→ INFORMATION SUPPLIED:

####################

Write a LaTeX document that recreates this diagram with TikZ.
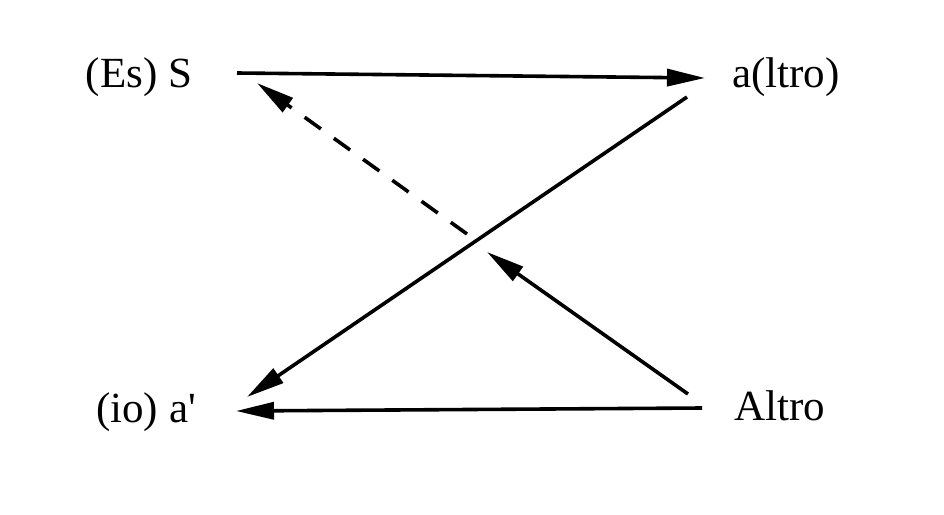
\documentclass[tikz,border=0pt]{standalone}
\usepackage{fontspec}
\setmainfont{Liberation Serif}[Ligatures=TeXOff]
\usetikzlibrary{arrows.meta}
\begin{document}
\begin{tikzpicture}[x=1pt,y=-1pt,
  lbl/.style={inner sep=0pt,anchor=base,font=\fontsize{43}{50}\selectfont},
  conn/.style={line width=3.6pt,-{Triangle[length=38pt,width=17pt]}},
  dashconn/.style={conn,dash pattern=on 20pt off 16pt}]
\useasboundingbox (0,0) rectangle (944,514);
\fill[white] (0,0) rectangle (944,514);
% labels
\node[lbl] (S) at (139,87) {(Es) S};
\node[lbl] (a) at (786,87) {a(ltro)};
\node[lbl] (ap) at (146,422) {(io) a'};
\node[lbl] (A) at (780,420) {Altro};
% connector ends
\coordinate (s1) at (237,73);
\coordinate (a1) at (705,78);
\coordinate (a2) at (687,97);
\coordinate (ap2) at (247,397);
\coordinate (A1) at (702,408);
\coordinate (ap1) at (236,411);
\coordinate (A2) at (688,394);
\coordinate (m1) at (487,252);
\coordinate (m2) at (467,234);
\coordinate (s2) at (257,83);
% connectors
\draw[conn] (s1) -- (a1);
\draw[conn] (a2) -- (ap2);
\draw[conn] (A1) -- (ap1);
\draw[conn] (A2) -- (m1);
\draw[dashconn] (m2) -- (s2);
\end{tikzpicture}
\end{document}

####################

→ TO BE DONE: Without the pictures, output the full listing exactly as it stands.

→ ANSWER:
Write a LaTeX document that recreates this diagram with TikZ.
\documentclass[tikz,border=0pt]{standalone}
\usepackage{fontspec}
\setmainfont{Liberation Serif}[Ligatures=TeXOff]
\usetikzlibrary{arrows.meta}
\begin{document}
\begin{tikzpicture}[x=1pt,y=-1pt,
  lbl/.style={inner sep=0pt,anchor=base,font=\fontsize{43}{50}\selectfont},
  conn/.style={line width=3.6pt,-{Triangle[length=38pt,width=17pt]}},
  dashconn/.style={conn,dash pattern=on 20pt off 16pt}]
\useasboundingbox (0,0) rectangle (944,514);
\fill[white] (0,0) rectangle (944,514);
% labels
\node[lbl] (S) at (139,87) {(Es) S};
\node[lbl] (a) at (786,87) {a(ltro)};
\node[lbl] (ap) at (146,422) {(io) a'};
\node[lbl] (A) at (780,420) {Altro};
% connector ends
\coordinate (s1) at (237,73);
\coordinate (a1) at (705,78);
\coordinate (a2) at (687,97);
\coordinate (ap2) at (247,397);
\coordinate (A1) at (702,408);
\coordinate (ap1) at (236,411);
\coordinate (A2) at (688,394);
\coordinate (m1) at (487,252);
\coordinate (m2) at (467,234);
\coordinate (s2) at (257,83);
% connectors
\draw[conn] (s1) -- (a1);
\draw[conn] (a2) -- (ap2);
\draw[conn] (A1) -- (ap1);
\draw[conn] (A2) -- (m1);
\draw[dashconn] (m2) -- (s2);
\end{tikzpicture}
\end{document}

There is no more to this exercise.